Para mi gusto, William Hurt habitará siempre dos películas. Una de ellas, Smoke, dirigida por Wayne Wang y basada en un magnífico guión de Paul Auster, es el homenaje al tabaco más hermoso que ha dado el cine. Smoke gira en torno al estanco de Augie (un formidable Harvey Keitel), un tipo capaz de conseguir cajas de Habanos de contrabando en el centro de Nueva York y que cada día, antes de abrir el negocio, hace una foto, siempre la misma foto de la misma esquina donde está su establecimiento.
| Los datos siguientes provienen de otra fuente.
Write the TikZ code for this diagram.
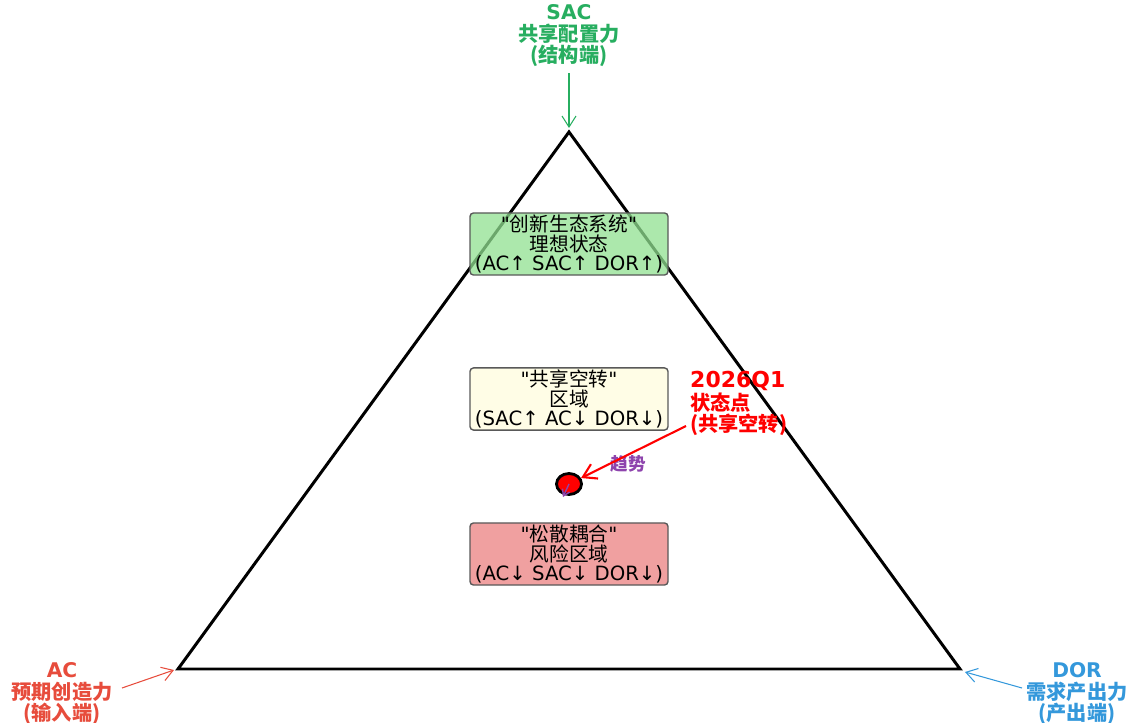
\documentclass[tikz,border=0pt]{standalone}
\usepackage{fontspec}
\setmainfont{DejaVu Sans}
\newfontfamily\cjk{Noto Sans CJK SC}
\usetikzlibrary{positioning,arrows.meta,shapes}
\definecolor{sacgreen}{HTML}{27AE60}
\definecolor{acred}{HTML}{E74C3C}
\definecolor{dorblue}{HTML}{3498DB}
\definecolor{trendpurple}{HTML}{8E44AD}
\definecolor{goodfill}{HTML}{90E090}
\definecolor{idlefill}{HTML}{FFFDE6}
\definecolor{riskfill}{HTML}{F0A0A0}
\tikzstyle{zonebox}=[rectangle, rounded corners=2pt, draw=black!65, thick, minimum width=39.6mm, minimum height=12mm, inner sep=1pt, text centered, align=center, font=\fontsize{11.2}{11.2}\selectfont]
\tikzstyle{endlabel}=[align=center, font=\bfseries\fontsize{11.5}{12.2}\selectfont]
\tikzstyle{endarrow}=[-{Straight Barb[length=2.2mm,width=2.8mm]}, semithick]
\tikzstyle{line}=[-, line width=1.7pt, line join=miter]

\begin{document}
\begin{tikzpicture}[x=0.2mm, y=-0.2mm]

    \useasboundingbox (0,0) rectangle (1133,723);

% corners of the triangle
    \coordinate (top) at (569,132);
    \coordinate (left) at (178,669);
    \coordinate (right) at (960,669);

    \draw[line] (top) -- (left) -- (right) -- cycle;

% end labels
    \node (sac) [endlabel, text=sacgreen] at (569,36) {SAC\\ \cjk 共享配置力\\ \cjk (结构端)};
    \node (ac) [endlabel, text=acred] at (62,694) {AC\\ \cjk 预期创造力\\ \cjk (输入端)};
    \node (dor) [endlabel, text=dorblue] at (1077,694) {DOR\\ \cjk 需求产出力\\ \cjk (产出端)};

    \coordinate (sactip) at (569,128);
    \coordinate (actip) at (174,670);
    \coordinate (dortip) at (965,672);
    \coordinate (acstart) at (122,688);
    \coordinate (dorstart) at (1022,688);

    \draw[endarrow, sacgreen] (sac.south) -- (sactip);
    \draw[endarrow, acred] (acstart) -- (actip);
    \draw[endarrow, dorblue] (dorstart) -- (dortip);

% zones
    \node (ideal) [zonebox, fill=goodfill, fill opacity=0.75, text opacity=1] at (569,244)
        {\textquotedbl{\cjk 创新生态系统}\textquotedbl\\ {\cjk 理想状态}\\ (AC↑ SAC↑ DOR↑)};
    \node (idle) [zonebox, fill=idlefill] at (569,399)
        {\textquotedbl{\cjk 共享空转}\textquotedbl\\ {\cjk 区域}\\ (SAC↑ AC↓ DOR↓)};
    \node (loose) [zonebox, fill=riskfill] at (569,554)
        {\textquotedbl{\cjk 松散耦合}\textquotedbl\\ {\cjk 风险区域}\\ (AC↓ SAC↓ DOR↓)};

% state point
    \node (pt) [ellipse, draw, line width=1.6pt, fill=red, minimum width=5mm, minimum height=4.2mm, inner sep=0pt] at (569,484) {};
    \node (q1) [anchor=north west, align=left, text=red, font=\bfseries\fontsize{11.5}{10}\selectfont] at (684,365)
        {{\fontsize{12.5}{10}\selectfont 2026Q1}\\ \cjk 状态点\\ \cjk (共享空转)};
    \node (trend) [text=trendpurple, font=\cjk\bfseries\fontsize{10}{10}\selectfont] at (628,464) {趋势};

    \coordinate (q1start) at (686,426);
    \coordinate (trendtip) at (563,497);

    \draw[-{Straight Barb[length=2.6mm,width=3.2mm]}, red, line width=1.2pt] (q1start) -- (pt);
    \draw[-{Straight Barb[length=1.2mm,width=1.6mm]}, trendpurple, thick] (pt.center) -- (trendtip);

\end{tikzpicture}
\end{document}
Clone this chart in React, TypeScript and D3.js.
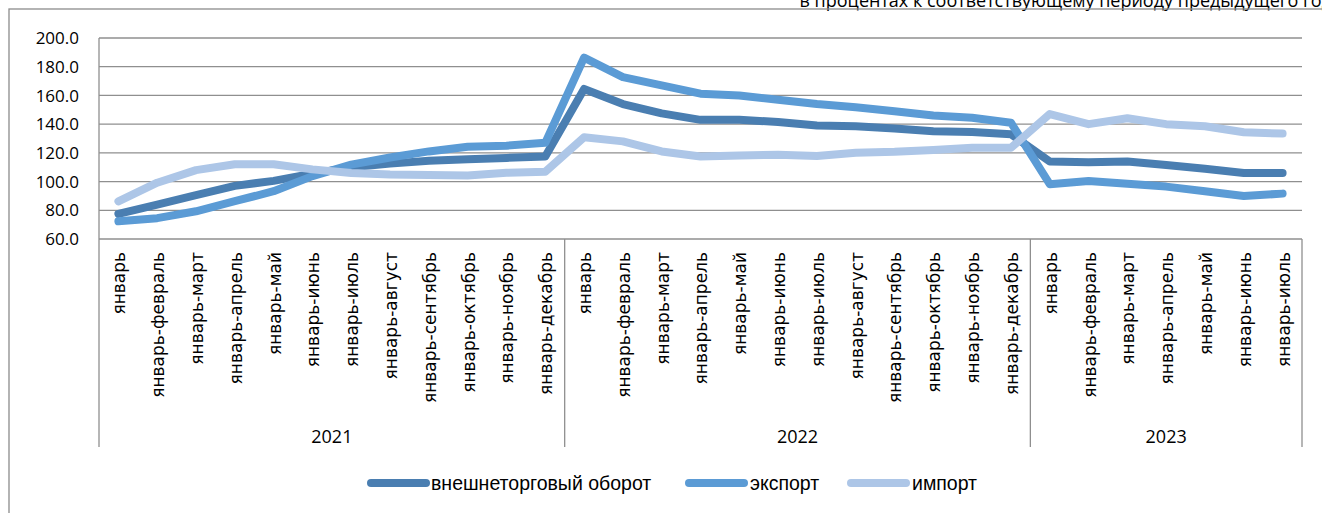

Hurt encarna a Paul Benjamin, un escritor viudo que baja cada día al estanco a aprovisionarse de cigarritos holandeses y termina por entablar amistad con Augie. Finalmente, Augie le enseña la obra de su vida: los álbumes donde guarda las fotos tomadas pacientemente día a día frente a su estanco durante varios años. Paul, al principio, no ve nada especial, comenta que son todas iguales, hasta que Augie le aconseja que vaya más despacio, que se fije en las variaciones de días nublados y días de sol, en la gente que asoma a ese rectángulo de tiempo. Entonces, en una de las fotos, Paul ve una imagen de su mujer y se derrumba.
En esa secuencia Hurt alcanza a tocar el corazón mismo de su talento interpretativo, cuando la frialdad aparente que recubre sus rasgos se resquebraja y aparecen las lágrimas. Tenía un don sobrenatural para componer esos personajes desolados, tristes, apartados, remotos; un hielo invisible que le esmalta el rostro y el cuerpo, podando cualquier exceso, cualquier histrionismo, silenciando el dolor de la pérdida, el dolor que no puede expresarse en modo alguno, el dolor insoportable de estar vivo.
El turista accidental, de Lawrence Kasdan, basada en la impresionante novela de Anne Tyler, es esa otra película de mi Olimpo personal, la cinta donde pone en pie a Macon Leary, un tipo apático y absurdo que se dedica a escribir guías de viajes para hombres de negocios. Con su matrimonio roto después de perder un hijo, Leary discurre por una existencia átona e insípida sin dejar que una sola emoción le acaricie, igual que esos viajeros a la fuerza que se alojan en hoteles impersonales y a los que no les gusta viajar. Hasta que se topa con Muriel, una alegre y excéntrica amaestradora de perros a la que Geena Davis dota de un encanto y un brío irresistibles, y el hielo empieza a derretirse. Es una película tan triste que no se comprende cómo puede ser tan divertida a la vez.